I cound get what I wanted with a loop
library(glue)
place_id <- unname(xpathSApply(doc, path = "//city/place/@id"))
city_id <- vector()
for(i in place_id){
city_id <- c(city_id,unname(xpathSApply(doc, path = glue("//city/place[@id={i}]/parent::*/@id"))))
}
city_id
"1" "1" "1" "2" "2" "2"
but it is very inefficient and takes ages with large xml.file I'm dealing with. I'm sure there is a way to get what I need with right path in xpathSApply
but couldn't find it, so could please someone enlight me :)?
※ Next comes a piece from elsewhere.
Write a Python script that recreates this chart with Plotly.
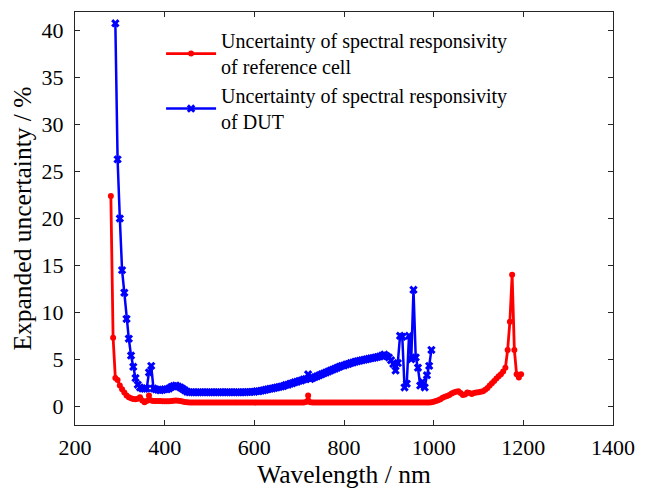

UPDATE @Wietze314 solution works great on my simple example, but i can't adapt it to more complicated xml file. I did manage to change his code to deal with below example
countries.xml <- "<continent>
<country id='c1'>
<city id='1'>
<place id='1.1'> xxx </place>
<place id='1.2'> xxx </place>
<place id='1.3'> xxx </place>
</city>
<city id='2'>
<place id='2.1'> xxx </place>
<place id='2.2'> xxx </place>
<place id='2.3'> xxx </place>
</city>
</country>
<country id=c2'>
<city id='1'>
<place id='1.1'> xxx </place>
<place id='1.2'> xxx </place>
<place id='1.3'> xxx </place>
</city>
<city id='2'>
<place id='2.1'> xxx </place>
<place id='2.2'> xxx </place>
<place id='2.3'> xxx </place>
</city>
</country>
</continent>"
this code
pmap_df(list(
xml_children(cntry) %>% map(xml_children) %>%
map(xml_attr,'id') %>% unlist() %>% as.list() %>%
map(~as_tibble(.) %>% select(city = value)),
xml_children(cntry) %>% xml_children() %>% map(xml_children) %>%
map(xml_attr,'id') %>%
map(~as_tibble(.) %>% select(place = value))),cbind)
returns this
city place
1 1 1.1
2 1 1.2
3 1 1.3
4 2 2.1
5 2 2.2
6 2 2.3
7 3 3.1
8 3 3.2
9 3 3.3
10 4 4.1
11 4 4.2
12 4 4.3
but the same code applied to file of my interest fails :( any suggestion?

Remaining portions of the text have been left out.